Sat, August 8, 4:00 to 5:30pm, TBA

Abstract

For decades, the issue of paid surrogacy has drawn sustained scrutiny from sociologists concerned with the acceleration of biogenetic essentialism, the marketization of gestation, and the exploitation of vulnerable reproductive workers. And yet, while existing research has extensively examined the experiences of surrogate workers and intended parents (IPs), little is known about how the general public makes sense of paid surrogacy. This project addresses that gap by asking: How do non-specialist publics talk about paid surrogacy? What might constructions of surrogacy suggest about contemporary notions of family, gender, and labor amid expanding reproductive tourism, biohacking, and technofixing?
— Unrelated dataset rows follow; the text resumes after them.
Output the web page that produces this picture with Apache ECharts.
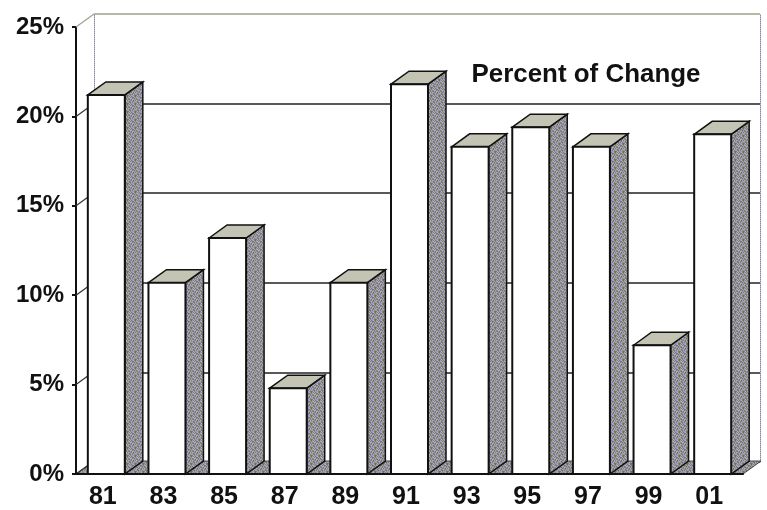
<!DOCTYPE html>
<html>
<head>
<meta charset="utf-8">
<script src="https://cdn.jsdelivr.net/npm/echarts@6/dist/echarts.min.js"></script>
<style>
  html, body { margin: 0; padding: 0; background: #fff; }
  #chart { width: 767px; height: 510px; }
</style>
</head>
<body>
<div id="chart"></div>
<script>
// Two-year periods and the percent change for each
const categories = ['81', '83', '85', '87', '89', '91', '93', '95', '97', '99', '01'];
const percentChange = [21.2, 10.7, 13.2, 4.8, 10.7, 21.8, 18.3, 19.4, 18.3, 7.2, 19.0];
const yTicks = [0, 5, 10, 15, 20, 25];
const chartTitle = 'Percent of Change';

// Depth of the pseudo-3D box (pixels the back plane is shifted right / up)
const DX = 18, DY = 13;
const FRONT = { left: 76, right: 24, top: 27, bottom: 35 };
const BACK = { left: FRONT.left + DX, right: FRONT.right - DX + 1, top: FRONT.top - DY, bottom: FRONT.bottom + DY };
const FONT = '"Liberation Sans", Arial, sans-serif';

// Dithered tile used for the shaded faces: a mix of lavender, olive and grey dots
function makeDither() {
  const palette = ['#9a98d0', '#8e8a5c', '#a0a0a0', '#7a7890', '#b0aec0', '#6e6e58'];
  const map = [
    '01230415',
    '24105321',
    '30421052',
    '15034210',
    '42310543',
    '05241320',
    '21503412',
    '34120035'
  ];
  const c = document.createElement('canvas');
  c.width = 8; c.height = 8;
  const ctx = c.getContext('2d');
  for (let r = 0; r < 8; r++) for (let k = 0; k < 8; k++) {
    ctx.fillStyle = palette[+map[r][k]];
    ctx.fillRect(k, r, 1, 1);
  }
  return c;
}
const dither = { image: makeDither(), repeat: 'repeat' };

const chart = echarts.init(document.getElementById('chart'), null, { renderer: 'canvas' });

chart.setOption({
  animation: false,
  backgroundColor: '#fff',
  grid: [
    { left: FRONT.left, right: FRONT.right, top: FRONT.top, bottom: FRONT.bottom, containLabel: false },
    { left: BACK.left, right: BACK.right, top: BACK.top, bottom: BACK.bottom, containLabel: false }
  ],
  xAxis: [
    {
      type: 'category', gridIndex: 0, data: categories, boundaryGap: true, z: 3,
      axisLine: { lineStyle: { color: '#111', width: 2 } },
      axisTick: { show: false },
      axisLabel: { color: '#111', fontFamily: FONT, fontWeight: 'bold', fontSize: 25, margin: 11,
                   padding: [0, 7, 0, 0] }
    },
    { type: 'category', gridIndex: 1, data: categories, show: false }
  ],
  yAxis: [
    {
      type: 'value', gridIndex: 0, min: 0, max: 25, interval: 5,
      axisLine: { show: true, lineStyle: { color: '#111', width: 2 } },
      axisTick: { show: true, length: 4, lineStyle: { color: '#111', width: 2 } },
      splitLine: { show: false },
      axisLabel: { color: '#111', fontFamily: FONT, fontWeight: 'bold', fontSize: 24, margin: 12,
                   formatter: '{value}%' }
    },
    {
      type: 'value', gridIndex: 1, min: 0, max: 25, interval: 5,
      axisLine: { show: true, lineStyle: { color: '#8a8aa0', width: 1, type: 'dotted' } },
      axisTick: { show: false }, axisLabel: { show: false },
      splitLine: { show: true, lineStyle: { color: ['#222', '#222', '#222', '#222', '#222', '#a0a08c'], width: 1.5 } }
    },
    {
      type: 'value', gridIndex: 1, min: 0, max: 25, interval: 5, position: 'right',
      axisLine: { show: true, lineStyle: { color: '#8a8aa0', width: 1, type: 'dotted' } },
      axisTick: { show: false }, axisLabel: { show: false }, splitLine: { show: false }
    }
  ],
  graphic: [
    {
      type: 'text', x: 586, y: 75, scaleX: 1.08, scaleY: 1.05, z: 10,
      style: { text: chartTitle, font: 'bold 24px ' + FONT, fill: '#111',
               textAlign: 'center', textVerticalAlign: 'middle' }
    }
  ],
  series: [
    {
      // floor of the box
      type: 'custom', xAxisIndex: 0, yAxisIndex: 0, z: 1, silent: true,
      data: [0],
      renderItem(params, api) {
        const cs = params.coordSys;
        const yb = cs.y + cs.height;
        return {
          type: 'polygon',
          shape: { points: [[cs.x, yb], [cs.x + DX, yb - DY], [cs.x + cs.width + DX, yb - DY], [cs.x + cs.width, yb]] },
          style: { fill: dither, stroke: '#444', lineWidth: 1 }
        };
      }
    },
    {
      // diagonal tick connectors from the value axis to the back wall
      type: 'custom', xAxisIndex: 0, yAxisIndex: 0, z: 1, silent: true,
      data: yTicks.map(t => [0, t]),
      renderItem(params, api) {
        const cs = params.coordSys;
        const y = api.coord([0, api.value(1)])[1];
        const isTop = api.value(1) === yTicks[yTicks.length - 1];
        return {
          type: 'line',
          shape: { x1: cs.x, y1: y, x2: cs.x + DX, y2: y - DY },
          style: { stroke: isTop ? '#a0a08c' : '#333', lineWidth: 1.2 }
        };
      }
    },
    {
      // pseudo-3D columns
      type: 'custom', xAxisIndex: 0, yAxisIndex: 0, z: 2,
      data: percentChange.map((v, i) => [i, v]),
      renderItem(params, api) {
        const i = api.value(0), v = api.value(1);
        const top = api.coord([i, v]);
        const base = api.coord([i, 0]);
        const band = api.size([1, 0])[0];
        const w = band * 0.61;
        const x0 = top[0] - w / 2, x1 = top[0] + w / 2;
        const yt = top[1], yb = base[1];
        return {
          type: 'group',
          children: [
            {
              type: 'polygon',
              shape: { points: [[x1, yt], [x1 + DX, yt - DY], [x1 + DX, yb - DY], [x1, yb]] },
              style: { fill: dither, stroke: '#111', lineWidth: 1.5 }
            },
            {
              type: 'polygon',
              shape: { points: [[x0, yt], [x0 + DX, yt - DY], [x1 + DX, yt - DY], [x1, yt]] },
              style: { fill: '#c4c4b4', stroke: '#111', lineWidth: 1.5 }
            },
            {
              type: 'rect',
              shape: { x: x0, y: yt, width: w, height: yb - yt },
              style: { fill: '#fff', stroke: '#111', lineWidth: 2 }
            }
          ]
        };
      }
    }
  ]
});
</script>
</body>
</html>
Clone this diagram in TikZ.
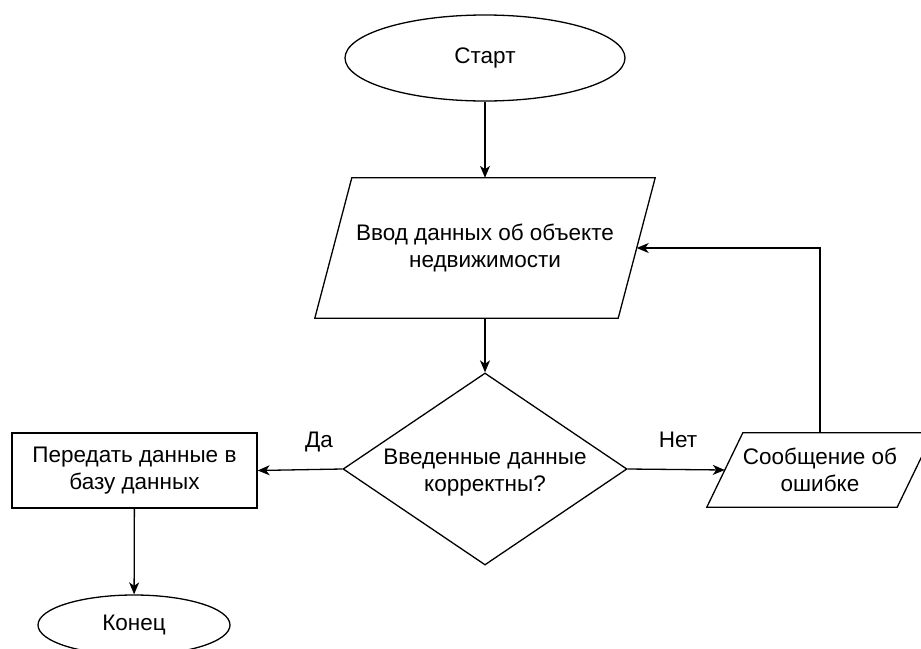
\documentclass[tikz,border=0pt]{standalone}
\usepackage{fontspec}
\setmainfont{Liberation Sans}
\usetikzlibrary{shapes.geometric,arrows.meta}

\tikzset{
  every node/.style={font=\fontsize{22.5}{27}\selectfont, align=center},
  blk/.style={draw, line width=1.3pt, fill=white, inner sep=0pt},
  term/.style={blk, ellipse},
  % box of a parallelogram; its outline is drawn by \slantbox below
  io/.style={rectangle, inner sep=0pt},
  proc/.style={blk, rectangle},
  cond/.style={blk, diamond},
  outline/.style={line width=1.3pt},
  arr/.style={line width=1.3pt, -{Stealth[length=12pt,width=10pt,inset=3.5pt]}},
  lbl/.style={inner sep=0pt},
}
% outline of a right-leaning parallelogram filling node #1, slant #2
\newcommand\slantbox[2]{%
  \draw[outline] ([xshift=#2]#1.north west) -- (#1.north east)
    -- ([xshift=-#2]#1.south east) -- (#1.south west) -- cycle;}

\begin{document}
\begin{tikzpicture}[x=1pt, y=-1pt]
  \useasboundingbox (0,0) rectangle (921,648);

  % blocks
  \node[term, minimum width=280pt, minimum height=86pt] (start) at (485,58) {Старт};
  \node[io, minimum width=340pt, minimum height=140pt] (in) at (485,248)
        {Ввод данных об объекте\\недвижимости};
  \slantbox{in}{37pt}
  \node[cond, minimum width=284pt, minimum height=192pt,
        label={[lbl,yshift=-4pt]center:Введенные данные\\корректны?}] (dec) at (485,469) {};
  \node[proc, minimum width=245pt, minimum height=75pt] (db) at (134.5,470.5)
        {Передать данные в\\базу данных};
  \node[term, minimum width=192pt, minimum height=60pt] (end) at (134,625) {Конец};
  \node[io, minimum width=226pt, minimum height=74pt] (msg) at (820,470)
        {Сообщение об\\ошибке};
  \slantbox{msg}{36pt}

  % branch labels
  \node[lbl] (yes) at (319,442) {Да};
  \node[lbl] (no) at (678,440) {Нет};

  % connectors
  \draw[arr] (start) -- (in.north);
  \draw[arr] (in.south) -- (dec);
  \draw[arr] (dec.west) -- (db.east);
  \draw[arr] (dec.east) -- ([xshift=18pt]msg.west);
  \draw[arr] (db) -- (end);
  \draw[arr] (msg.north) |- ([xshift=-18.5pt]in.east);
\end{tikzpicture}
\end{document}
To answer these questions, I analyze over 30 discussion threads regarding surrogacy (7,735 individual comments) on Mumsnet Talk, a UK-based digital discussion forum. Using computational text analysis, I identify statistically significant thematic clusters, which are subsequently examined through a thematic analysis informed by grounded computational theory. Drawing on a Foucauldian understanding of discourse, through which discourse materially produces knowledge and social realities, this study examines how issues of family, reproductive work, and technology raised by commercial surrogacy are debated and contested outside expert or institutional contexts.